Apart from those cases in which there was no legal distinction between those claiming joint privilege an individual claiming joint privilege with others in a communication with a lawyer, when there was no joint retainer, would need to establish the following facts by evidence; (i) that he communicated with the lawyer for the purpose of seeking advice in an individual capacity; (ii) that he made clear to the lawyer that he was seeking legal advice in an individual capacity, rather than only as a representative of a corporate body; (iii) that those with whom the joint privilege was claimed knew or ought to have appreciated the legal position; (iv) that the lawyer knew or ought to have appreciated that he was communicating with the individual in that individual capacity; (v) that the communication with the lawyer was confidential (see [37]-[40] of the judgment).

In the instant case, on the evidence in relation to the email containing advice dated 7 February 2008 and the email dated 18 April 2008 it was clear that the executives had communicated in a clear manner with Irwin Mitchell that they were seeking legal advice in an individual capacity, rather than only as a representative of a corporate body. Irwin Mitchell knew or ought to have appreciated that fact. The claimant had established by evidence that he enjoyed joint legal advice privilege with Keydata in respect of those two communications.

As PwC’s waiver of privilege on behalf of the company did not impact upon the claimant’s privilege, it followed that the FSA could not rely upon the content of those communications in the regulatory proceedings against Keydata or the executives (see [63] of the judgment). The claimant’s application for judicial review in relation to an email dated 7 February 2008 and the email dated 18 April 2008 was granted (see [1] of the order).

Three Rivers District Council v Governor and Company of the Bank of England [2004] All ER (D) 176 (Nov) applied; Farrow Mortgage Services Pty Ltd v Webb [1996] 39 NSWLR 601 considered; Pioneer Concrete v Webb (1995) ACSR 418 considered.

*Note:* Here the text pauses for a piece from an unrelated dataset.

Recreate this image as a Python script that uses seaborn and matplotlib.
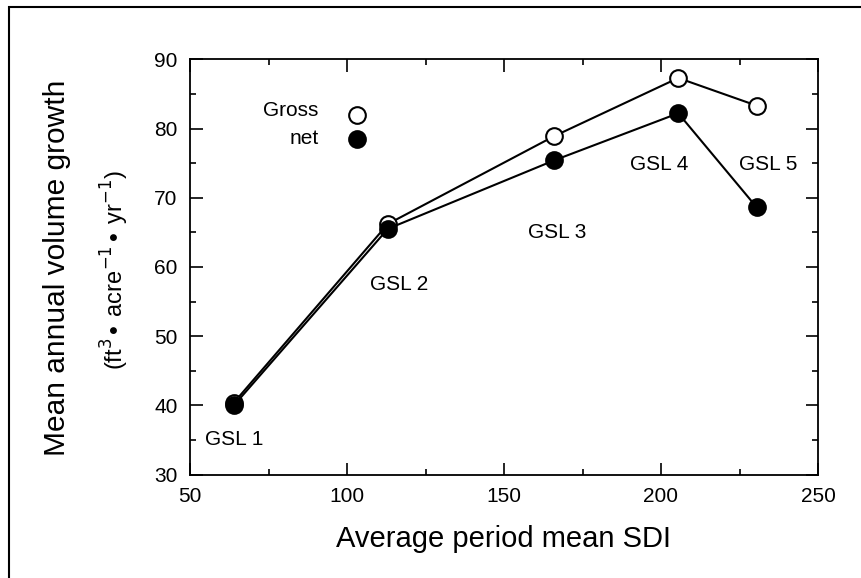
import numpy as np
import pandas as pd
import matplotlib
matplotlib.use("Agg")
import matplotlib.pyplot as plt
from matplotlib.patches import Rectangle
from matplotlib.ticker import MultipleLocator
import seaborn as sns

# 데이터
sdi = [64, 113, 166, 205.5, 230.5]
gross = [40.4, 66.2, 78.9, 87.3, 83.3]
net = [40.0, 65.5, 75.4, 82.2, 68.6]
gsl_labels = ['GSL 1', 'GSL 2', 'GSL 3', 'GSL 4', 'GSL 5']
gsl_x = [64, 116.5, 167, 199.5, 234]
gsl_y = [35.1, 57.5, 64.9, 74.8, 74.8]

sns.set_style("ticks")
plt.rcParams['font.family'] = ['Liberation Sans', 'DejaVu Sans']
plt.rcParams['text.color'] = 'black'
plt.rcParams['axes.labelcolor'] = 'black'
plt.rcParams['xtick.color'] = 'black'
plt.rcParams['ytick.color'] = 'black'

df = pd.DataFrame({'sdi': sdi, 'gross': gross, 'net': net})

fig = plt.figure(figsize=(8.61, 5.78), dpi=100)
ax = fig.add_axes([190 / 861, 1 - 474.5 / 578, (818 - 190) / 861, (474.5 - 59.3) / 578])

# 총 생장량 (흰 원)
sns.lineplot(data=df, x='sdi', y='gross', ax=ax, color='black', lw=1.5,
             marker='o', markersize=12, markerfacecolor='white',
             markeredgecolor='black', markeredgewidth=1.5)
# 순 생장량 (검은 원)
sns.lineplot(data=df, x='sdi', y='net', ax=ax, color='black', lw=1.5,
             marker='o', markersize=12, markerfacecolor='black',
             markeredgecolor='black', markeredgewidth=1.5)

# 범례 (수동)
ax.plot([103.3], [82], 'o', ms=12, mfc='white', mec='black', mew=1.5)
ax.plot([103.3], [78.5], 'o', ms=12, mfc='black', mec='black', mew=1.5)
ax.text(91, 82.6, 'Gross', ha='right', va='center', fontsize=15)
ax.text(91, 78.5, 'net', ha='right', va='center', fontsize=15)

for lab, x, y in zip(gsl_labels, gsl_x, gsl_y):
    ax.text(x, y, lab, ha='center', va='center', fontsize=15)

ax.set_xlim(50, 250)
ax.set_ylim(30, 90)
ax.xaxis.set_major_locator(MultipleLocator(50))
ax.xaxis.set_minor_locator(MultipleLocator(25))
ax.yaxis.set_major_locator(MultipleLocator(10))
ax.yaxis.set_minor_locator(MultipleLocator(5))
ax.tick_params(which='major', direction='in', length=9, width=1.2,
               top=True, right=True, labelsize=15, pad=9)
ax.tick_params(which='minor', direction='in', length=4.5, width=1.2,
               top=True, right=True)
for s in ax.spines.values():
    s.set_linewidth(1.3)
    s.set_color('black')

ax.set_xlabel('Average period mean SDI', fontsize=21, labelpad=14)
ax.set_ylabel('')

fig.text(57 / 861, 1 - 268 / 578, 'Mean annual volume growth', rotation=90,
         ha='center', va='center', fontsize=21.5)
fig.text(115 / 861, 1 - 270 / 578,
         r'(ft$^{3}$$\bullet$ acre$^{-1}$$\bullet$ yr$^{-1}$)', rotation=90,
         ha='center', va='center', fontsize=17)

# 바깥 테두리
fig.patches.append(Rectangle((9 / 861, -0.1), 1.2, 1.1 - 7 / 578,
                             transform=fig.transFigure, fill=False,
                             edgecolor='black', lw=1.5))

fig.savefig('out.png', dpi=100)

Per curiam: 'Questions relating to joint interest privilege are likely to arise commonly in connection with relatively tightly controlled companies where the directors and the company are in reality one and the same. It is desirable that any potential dispute about privilege should be resolved before the material is considered by investigators and relied upon in the course of regulatory activity. For that reason the FSA might usefully review what is done by the Serious Fraud Office and Police to deal with potentially legally privileged material to determine whether similar practices might be adopted' (see [13] of the judgment).

Hodge Malek QC and Saima Hanif (instructed by Withers LLP) for the claimant; Bankim Thanki QC and Andrew George (instructed by the FSA) for the defendant; The interested parties appeared in person.